At the end of my last workshop on gay men’s sexism, I extended a number of questions to the gay men in the audience. I think it’s relevant to extend these same questions now:
How is your sexism and misogyny showing up in your own life, and in your relationships with your female friends, trans, lesbian, queer or heterosexual? How is it showing up in your relationship to your mothers, aunts and sisters?  Is it showing up in your expectations of how they should treat you? How you talk to them? What steps can you take to address the inequitable representation of gay cisgender men in your community as leaders? How do you see that privilege showing up in your organizations and policy, and what can you do to circumvent it? How will you talk to other gay men in your community about their choices and interactions with women, and how will you work to hold them and yourself accountable?

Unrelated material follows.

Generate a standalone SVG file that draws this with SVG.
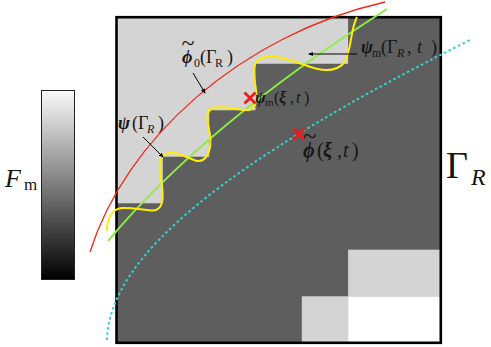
<svg xmlns="http://www.w3.org/2000/svg" width="491" height="347" viewBox="0 0 491 347">
<style>
.t{font-family:"Liberation Serif","DejaVu Serif",serif;fill:#151515}
.bi{font-weight:bold;font-style:italic}
.i{font-style:italic}
.dark{fill:#5e5e5e}
.light{fill:#d4d4d4}
.ptr{stroke:#000;stroke-width:1;fill:none;marker-end:url(#ah)}
.xm{stroke:#ee1a1a;stroke-width:2.8;stroke-linecap:butt}
</style>
<defs>
<linearGradient id="cb" x1="0" y1="0" x2="0" y2="1">
<stop offset="0" stop-color="#fafafa"/>
<stop offset="1" stop-color="#000"/>
</linearGradient>
<marker id="ah" viewBox="0 0 6 6" refX="5" refY="3" markerWidth="5" markerHeight="5" orient="auto" markerUnits="userSpaceOnUse">
<path d="M0,0.5 L6,3 L0,5.5 Z" fill="#000"/>
</marker>
</defs>
<rect width="491" height="347" fill="#fff"/>

<g id="colorbar">
<rect x="41.5" y="90.5" width="33" height="189" fill="url(#cb)" stroke="#222" stroke-width="1"/>
<text class="t" font-size="26"><tspan class="i" x="5" y="187">F</tspan><tspan x="24" y="190" font-size="17">m</tspan></text>
</g>

<g id="grid">
<rect class="dark" x="116.5" y="17.2" width="324.3" height="325.6"/>
<path class="light" d="M116.5,17.2 H348.1 V63.7 H255.5 V110.2 H209.2 V156.7 H162.8 V203.2 H116.5 Z"/>
<rect class="light" x="348.1" y="249.7" width="92.7" height="46.6"/>
<rect class="light" x="301.8" y="296.3" width="46.3" height="46.5"/>
<rect fill="#fff" x="348.1" y="296.3" width="92.7" height="46.5"/>
<rect x="116.5" y="17.2" width="324.3" height="325.6" fill="none" stroke="#000" stroke-width="2.6"/>
</g>

<g id="curves">
<path id="phi0" d="M90,252 C125,140 240,35 385,2" fill="none" stroke="#f0281a" stroke-width="1.3"/>
<path id="phi" d="M107,340 C109,255 230,160 470,40" fill="none" stroke="#2fd6cc" stroke-width="2" stroke-dasharray="2.6,2.6"/>
<path id="psim" d="M108,241 Q205,125 387,9" fill="none" stroke="#8cef40" stroke-width="2"/>
<path id="psi" d="M107,231 C107,218 112,209 122,208 C135,207 148,212 156,210 C164,207 163,195 162,185 C160,172 157,158 165,154 C175,150 187,158 197,161 C207,162 212,150 210,135 C208,122 204,112 213,108 C222,105 240,111 249,110 C258,108 257,95 255,83 C253,72 252,62 262,58 C275,54 290,60 305,65 C320,71 335,73 344,63 C352,50 350,30 357,17" fill="none" stroke="#ffee00" stroke-width="2"/>
</g>

<g id="markers">
<path class="xm" d="M244.5,92.5 L255.5,103.5 M255.5,92.5 L244.5,103.5"/>
<path class="xm" d="M293.5,128.5 L304.5,139.5 M304.5,128.5 L293.5,139.5"/>
</g>

<g id="connectors">
<line class="ptr" x1="193" y1="73" x2="205" y2="93"/>
<line class="ptr" x1="143" y1="137" x2="163" y2="157"/>
<line class="ptr" x1="357" y1="54" x2="309" y2="54"/>
</g>

<g id="label-phi0">
<text class="t" font-size="18"><tspan x="181.5" y="51" font-size="24">~</tspan><tspan class="bi" x="182" y="63">ϕ</tspan><tspan x="194" y="67" font-size="12">0</tspan><tspan x="200" y="63">(Γ</tspan><tspan x="215" y="67" font-size="12">R</tspan><tspan x="227" y="63">)</tspan></text>
</g>
<g id="label-psi">
<text class="t" font-size="18"><tspan class="bi" x="118" y="129">ψ</tspan><tspan x="132" y="129">(Γ</tspan><tspan class="i" x="147" y="133" font-size="12">R</tspan><tspan x="158" y="129">)</tspan></text>
</g>
<g id="label-psim-gamma">
<text class="t" font-size="18"><tspan class="bi" x="361" y="53">ψ</tspan><tspan x="372" y="57" font-size="12">m</tspan><tspan x="381" y="53">(Γ</tspan><tspan class="i" x="397" y="57" font-size="12">R</tspan><tspan x="407" y="53">,</tspan><tspan class="i" x="417" y="53">t</tspan><tspan x="431" y="53">)</tspan></text>
</g>
<g id="label-psim-xi">
<text class="t" font-size="16"><tspan class="bi" x="255" y="103">ψ</tspan><tspan x="265" y="106" font-size="11">m</tspan><tspan x="274" y="103">(</tspan><tspan class="bi" x="279" y="103">ξ</tspan><tspan x="290" y="103">,</tspan><tspan class="i" x="296" y="103">t</tspan><tspan x="304" y="103">)</tspan></text>
</g>
<g id="label-phi">
<text class="t" font-size="20"><tspan x="303" y="144" font-size="25">~</tspan><tspan class="bi" x="303" y="157">ϕ</tspan><tspan x="317" y="157">(</tspan><tspan class="bi" x="323" y="157">ξ</tspan><tspan x="337" y="157">,</tspan><tspan class="i" x="343" y="157">t</tspan><tspan x="352" y="157">)</tspan></text>
</g>
<g id="label-gammaR">
<text class="t" font-size="38"><tspan x="446" y="178">Γ</tspan><tspan class="i" x="471" y="185" font-size="24">R</tspan></text>
</g>
</svg>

These are just some of the questions we need to be asking ourselves so that we can help create communities where sexual or physical assault, no matter who is doing it, is deemed unacceptable. These are the kinds of questions we as gay men need to be asking ourselves so that we can continue (or for some begin) the work of addressing gender/sex inequity in our own communities, as well as in our own hearts and minds. This is a part of our healing work. This is a part of our transformation. This is a part of our accountability.